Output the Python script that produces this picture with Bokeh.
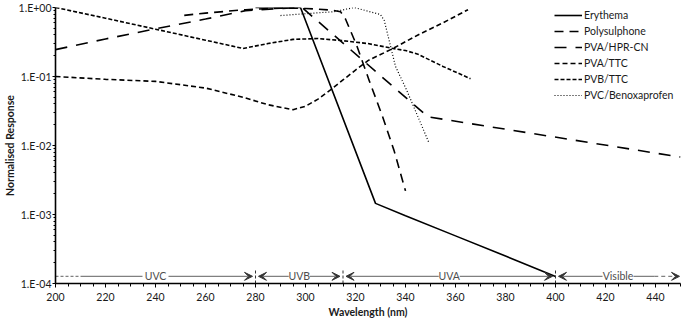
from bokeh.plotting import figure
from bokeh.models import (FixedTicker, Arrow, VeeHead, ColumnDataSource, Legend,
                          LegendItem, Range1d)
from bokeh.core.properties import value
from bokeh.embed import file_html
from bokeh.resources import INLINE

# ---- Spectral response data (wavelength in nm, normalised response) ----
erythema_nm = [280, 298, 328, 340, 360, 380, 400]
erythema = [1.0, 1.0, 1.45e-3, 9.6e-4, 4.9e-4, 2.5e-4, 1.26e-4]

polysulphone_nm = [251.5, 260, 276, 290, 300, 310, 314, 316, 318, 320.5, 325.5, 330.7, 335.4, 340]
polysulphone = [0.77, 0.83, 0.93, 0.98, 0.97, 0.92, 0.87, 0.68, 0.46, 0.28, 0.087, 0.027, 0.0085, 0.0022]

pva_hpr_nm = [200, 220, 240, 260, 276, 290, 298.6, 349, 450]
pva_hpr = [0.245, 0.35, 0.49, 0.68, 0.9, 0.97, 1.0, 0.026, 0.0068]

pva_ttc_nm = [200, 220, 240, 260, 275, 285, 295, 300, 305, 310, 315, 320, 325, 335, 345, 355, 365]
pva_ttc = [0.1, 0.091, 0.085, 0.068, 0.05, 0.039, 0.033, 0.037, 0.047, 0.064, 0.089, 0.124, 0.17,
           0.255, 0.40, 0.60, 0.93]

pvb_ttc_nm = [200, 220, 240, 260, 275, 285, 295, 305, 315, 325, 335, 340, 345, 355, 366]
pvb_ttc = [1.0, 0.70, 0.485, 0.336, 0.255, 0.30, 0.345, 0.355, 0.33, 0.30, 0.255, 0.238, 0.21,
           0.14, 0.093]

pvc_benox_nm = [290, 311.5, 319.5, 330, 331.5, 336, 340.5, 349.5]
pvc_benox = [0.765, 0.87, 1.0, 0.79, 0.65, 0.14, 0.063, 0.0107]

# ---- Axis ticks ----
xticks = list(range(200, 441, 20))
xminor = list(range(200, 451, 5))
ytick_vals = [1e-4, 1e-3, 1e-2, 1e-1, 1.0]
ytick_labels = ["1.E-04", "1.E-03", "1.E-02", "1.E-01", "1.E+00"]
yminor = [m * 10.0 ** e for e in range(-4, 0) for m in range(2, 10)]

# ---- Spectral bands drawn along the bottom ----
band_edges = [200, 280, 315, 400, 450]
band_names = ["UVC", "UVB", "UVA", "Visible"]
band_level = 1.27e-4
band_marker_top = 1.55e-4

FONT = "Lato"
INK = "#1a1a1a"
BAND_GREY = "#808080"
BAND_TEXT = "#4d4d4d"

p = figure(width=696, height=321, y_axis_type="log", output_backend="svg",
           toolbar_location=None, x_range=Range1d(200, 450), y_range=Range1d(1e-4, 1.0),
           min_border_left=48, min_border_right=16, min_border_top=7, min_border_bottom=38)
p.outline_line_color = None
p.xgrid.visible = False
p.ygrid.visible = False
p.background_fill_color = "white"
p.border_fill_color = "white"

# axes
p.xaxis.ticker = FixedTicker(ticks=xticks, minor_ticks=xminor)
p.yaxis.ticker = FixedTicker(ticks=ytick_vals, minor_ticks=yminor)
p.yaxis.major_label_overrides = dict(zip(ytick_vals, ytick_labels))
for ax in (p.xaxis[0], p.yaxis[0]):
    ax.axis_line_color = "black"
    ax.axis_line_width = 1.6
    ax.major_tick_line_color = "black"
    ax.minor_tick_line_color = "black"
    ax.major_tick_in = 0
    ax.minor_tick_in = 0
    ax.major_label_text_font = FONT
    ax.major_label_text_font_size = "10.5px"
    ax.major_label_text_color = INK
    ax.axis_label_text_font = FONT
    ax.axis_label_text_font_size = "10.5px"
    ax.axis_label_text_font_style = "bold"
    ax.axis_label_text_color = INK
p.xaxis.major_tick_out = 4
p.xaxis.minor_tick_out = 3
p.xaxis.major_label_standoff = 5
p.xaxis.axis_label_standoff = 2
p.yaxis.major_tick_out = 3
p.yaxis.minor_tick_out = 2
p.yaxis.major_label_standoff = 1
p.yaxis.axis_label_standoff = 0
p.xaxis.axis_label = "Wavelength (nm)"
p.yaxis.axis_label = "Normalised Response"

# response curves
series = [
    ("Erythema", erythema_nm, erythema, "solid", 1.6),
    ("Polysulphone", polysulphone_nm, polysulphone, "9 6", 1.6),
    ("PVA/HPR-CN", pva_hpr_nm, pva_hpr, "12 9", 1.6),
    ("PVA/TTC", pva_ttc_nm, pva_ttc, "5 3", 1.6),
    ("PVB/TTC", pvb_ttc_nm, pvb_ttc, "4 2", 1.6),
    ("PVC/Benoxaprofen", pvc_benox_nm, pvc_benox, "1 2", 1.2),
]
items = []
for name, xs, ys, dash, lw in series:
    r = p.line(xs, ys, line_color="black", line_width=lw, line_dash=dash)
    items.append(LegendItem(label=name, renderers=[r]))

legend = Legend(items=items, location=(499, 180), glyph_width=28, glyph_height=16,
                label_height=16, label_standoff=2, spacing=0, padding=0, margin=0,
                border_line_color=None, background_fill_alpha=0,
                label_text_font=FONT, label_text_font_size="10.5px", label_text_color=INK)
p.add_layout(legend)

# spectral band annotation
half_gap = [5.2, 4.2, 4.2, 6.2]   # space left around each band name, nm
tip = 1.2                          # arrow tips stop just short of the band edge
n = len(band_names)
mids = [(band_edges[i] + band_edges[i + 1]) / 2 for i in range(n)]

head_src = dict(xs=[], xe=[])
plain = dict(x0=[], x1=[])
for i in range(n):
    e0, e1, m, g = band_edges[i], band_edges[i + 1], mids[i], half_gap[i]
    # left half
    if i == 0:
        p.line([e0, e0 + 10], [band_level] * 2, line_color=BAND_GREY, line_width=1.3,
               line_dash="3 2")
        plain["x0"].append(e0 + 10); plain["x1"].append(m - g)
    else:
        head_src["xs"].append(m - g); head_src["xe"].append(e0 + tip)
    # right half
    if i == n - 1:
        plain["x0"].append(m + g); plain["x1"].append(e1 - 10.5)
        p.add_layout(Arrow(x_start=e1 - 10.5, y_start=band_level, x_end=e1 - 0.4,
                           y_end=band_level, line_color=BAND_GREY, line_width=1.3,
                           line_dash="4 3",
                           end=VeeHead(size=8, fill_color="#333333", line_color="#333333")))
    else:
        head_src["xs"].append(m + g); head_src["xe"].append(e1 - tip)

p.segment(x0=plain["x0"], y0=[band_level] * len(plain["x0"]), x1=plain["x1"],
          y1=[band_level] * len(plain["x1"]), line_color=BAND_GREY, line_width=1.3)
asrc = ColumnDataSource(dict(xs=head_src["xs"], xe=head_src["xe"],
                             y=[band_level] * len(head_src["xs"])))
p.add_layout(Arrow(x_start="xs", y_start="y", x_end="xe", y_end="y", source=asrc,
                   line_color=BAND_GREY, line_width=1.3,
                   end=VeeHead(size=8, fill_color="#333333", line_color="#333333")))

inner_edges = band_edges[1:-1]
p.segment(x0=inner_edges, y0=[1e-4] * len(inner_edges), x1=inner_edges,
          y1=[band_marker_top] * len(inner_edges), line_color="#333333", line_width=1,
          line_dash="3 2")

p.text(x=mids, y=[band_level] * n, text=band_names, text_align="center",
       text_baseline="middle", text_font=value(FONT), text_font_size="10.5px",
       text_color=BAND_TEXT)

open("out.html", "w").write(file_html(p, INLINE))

■ ■ ■ ■ ■ ■ ■

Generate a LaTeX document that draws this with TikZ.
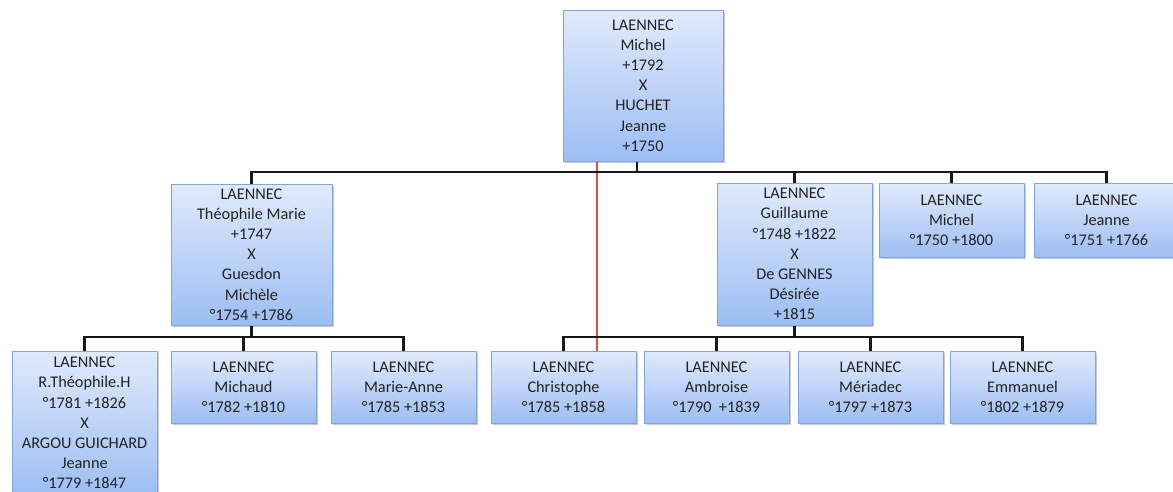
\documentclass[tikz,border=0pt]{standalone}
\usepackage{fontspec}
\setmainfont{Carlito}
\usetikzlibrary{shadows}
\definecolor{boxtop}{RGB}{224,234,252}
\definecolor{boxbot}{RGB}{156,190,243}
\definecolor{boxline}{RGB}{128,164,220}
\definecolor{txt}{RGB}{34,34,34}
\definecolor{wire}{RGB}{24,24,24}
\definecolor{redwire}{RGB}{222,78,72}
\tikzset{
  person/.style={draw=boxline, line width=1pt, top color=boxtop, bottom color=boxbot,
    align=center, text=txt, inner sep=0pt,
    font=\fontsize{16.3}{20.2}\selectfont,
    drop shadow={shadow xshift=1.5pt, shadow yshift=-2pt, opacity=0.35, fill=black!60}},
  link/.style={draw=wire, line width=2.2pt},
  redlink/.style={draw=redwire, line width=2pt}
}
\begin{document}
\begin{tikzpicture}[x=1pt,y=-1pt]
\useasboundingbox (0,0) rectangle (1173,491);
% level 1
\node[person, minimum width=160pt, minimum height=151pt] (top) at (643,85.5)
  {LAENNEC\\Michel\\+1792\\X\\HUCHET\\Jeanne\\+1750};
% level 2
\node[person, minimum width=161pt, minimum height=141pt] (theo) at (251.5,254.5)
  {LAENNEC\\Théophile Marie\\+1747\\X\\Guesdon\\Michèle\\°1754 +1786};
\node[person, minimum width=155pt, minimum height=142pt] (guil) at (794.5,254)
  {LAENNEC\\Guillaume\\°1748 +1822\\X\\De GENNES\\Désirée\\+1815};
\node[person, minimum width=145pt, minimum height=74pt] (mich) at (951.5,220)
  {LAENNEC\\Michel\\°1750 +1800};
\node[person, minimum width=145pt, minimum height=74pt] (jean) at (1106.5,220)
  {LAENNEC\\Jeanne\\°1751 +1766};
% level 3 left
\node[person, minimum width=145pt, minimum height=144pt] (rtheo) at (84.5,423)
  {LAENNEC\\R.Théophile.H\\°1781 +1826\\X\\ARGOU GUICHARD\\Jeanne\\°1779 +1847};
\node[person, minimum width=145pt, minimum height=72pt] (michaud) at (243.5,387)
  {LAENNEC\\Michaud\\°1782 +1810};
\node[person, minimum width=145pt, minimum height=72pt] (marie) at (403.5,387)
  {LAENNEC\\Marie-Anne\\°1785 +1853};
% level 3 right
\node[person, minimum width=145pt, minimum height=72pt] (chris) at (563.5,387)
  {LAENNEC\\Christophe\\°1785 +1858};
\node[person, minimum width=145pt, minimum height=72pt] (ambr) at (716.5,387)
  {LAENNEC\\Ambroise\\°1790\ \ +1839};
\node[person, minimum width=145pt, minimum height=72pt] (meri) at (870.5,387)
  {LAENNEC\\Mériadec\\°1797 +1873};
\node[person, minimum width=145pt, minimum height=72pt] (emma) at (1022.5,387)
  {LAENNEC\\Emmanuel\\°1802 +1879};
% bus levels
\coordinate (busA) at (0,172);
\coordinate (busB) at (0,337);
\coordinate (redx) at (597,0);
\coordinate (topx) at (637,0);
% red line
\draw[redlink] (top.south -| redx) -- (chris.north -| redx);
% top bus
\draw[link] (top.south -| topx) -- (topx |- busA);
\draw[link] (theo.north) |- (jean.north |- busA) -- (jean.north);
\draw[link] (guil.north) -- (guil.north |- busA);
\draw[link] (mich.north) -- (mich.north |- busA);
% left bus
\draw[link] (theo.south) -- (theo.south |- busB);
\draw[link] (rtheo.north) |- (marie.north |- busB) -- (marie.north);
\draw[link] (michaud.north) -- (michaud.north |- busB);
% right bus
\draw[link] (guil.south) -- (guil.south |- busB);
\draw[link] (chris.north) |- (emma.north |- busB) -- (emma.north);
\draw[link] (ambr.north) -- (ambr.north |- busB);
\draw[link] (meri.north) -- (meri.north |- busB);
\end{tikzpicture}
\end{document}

■ ■ ■ ■ ■ ■ ■

**INSTRUCTIONS TO FOLLOW**
Omit all pictures, then copy the lines between the ones holding "Output the Python" and "0.14, 0.093]", inclusive.

**ANSWER TO THIS TASK**
Output the Python script that produces this picture with Bokeh.
from bokeh.plotting import figure
from bokeh.models import (FixedTicker, Arrow, VeeHead, ColumnDataSource, Legend,
                          LegendItem, Range1d)
from bokeh.core.properties import value
from bokeh.embed import file_html
from bokeh.resources import INLINE

# ---- Spectral response data (wavelength in nm, normalised response) ----
erythema_nm = [280, 298, 328, 340, 360, 380, 400]
erythema = [1.0, 1.0, 1.45e-3, 9.6e-4, 4.9e-4, 2.5e-4, 1.26e-4]

polysulphone_nm = [251.5, 260, 276, 290, 300, 310, 314, 316, 318, 320.5, 325.5, 330.7, 335.4, 340]
polysulphone = [0.77, 0.83, 0.93, 0.98, 0.97, 0.92, 0.87, 0.68, 0.46, 0.28, 0.087, 0.027, 0.0085, 0.0022]

pva_hpr_nm = [200, 220, 240, 260, 276, 290, 298.6, 349, 450]
pva_hpr = [0.245, 0.35, 0.49, 0.68, 0.9, 0.97, 1.0, 0.026, 0.0068]

pva_ttc_nm = [200, 220, 240, 260, 275, 285, 295, 300, 305, 310, 315, 320, 325, 335, 345, 355, 365]
pva_ttc = [0.1, 0.091, 0.085, 0.068, 0.05, 0.039, 0.033, 0.037, 0.047, 0.064, 0.089, 0.124, 0.17,
           0.255, 0.40, 0.60, 0.93]

pvb_ttc_nm = [200, 220, 240, 260, 275, 285, 295, 305, 315, 325, 335, 340, 345, 355, 366]
pvb_ttc = [1.0, 0.70, 0.485, 0.336, 0.255, 0.30, 0.345, 0.355, 0.33, 0.30, 0.255, 0.238, 0.21,
           0.14, 0.093]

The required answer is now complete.